The reforms already in place have helped cut costs and maintain revenues, says Canada Post spokesperson John Caines. But he says the post office will have to find more savings as modern communication evolves. A proposal to cut labor costs by setting up a two-tier wage system, which would cut pay for new hires by about 25 percent and force them to work five years longer before retirement, is at the heart of the dispute with letter carriers.
“It is clear people are using our system differently and we have to change the way business is done,” Caines says.
George Floresco, a CUPW vice president, argues that instead of cutting wages, Canada Post should try to become more relevant to Canadians by expanding its service.
“We know there’s a move to online services but we also know a lot of people don’t want to go there,” he says.
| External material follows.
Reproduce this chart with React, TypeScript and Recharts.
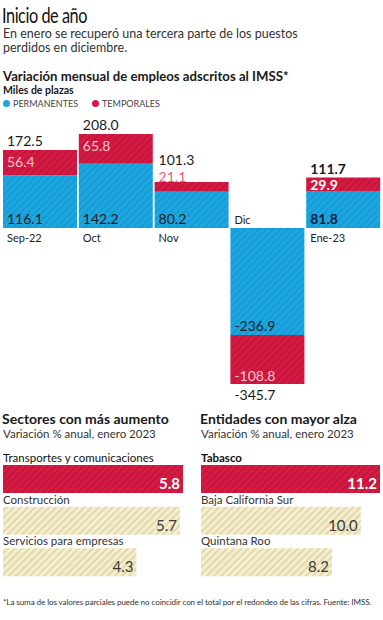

He says Canada Post should improve its parcel delivery service, especially to Canada’s vast rural areas, that post office counters should be open outside business hours and that a new post office banking service could appeal to people who still do not trust the Internet enough to do their banking online.
Meanwhile, others say the Canadian parliament should pass back-to-work legislation as soon as possible.
“I do all my communication through the Internet so I don’t miss the mail,” says Eddy Banakar, a manager of a high-tech company. “But the postal job is an uncomplicated job, and at the same time they get good salaries. So I don’t think people have much sympathy for them.”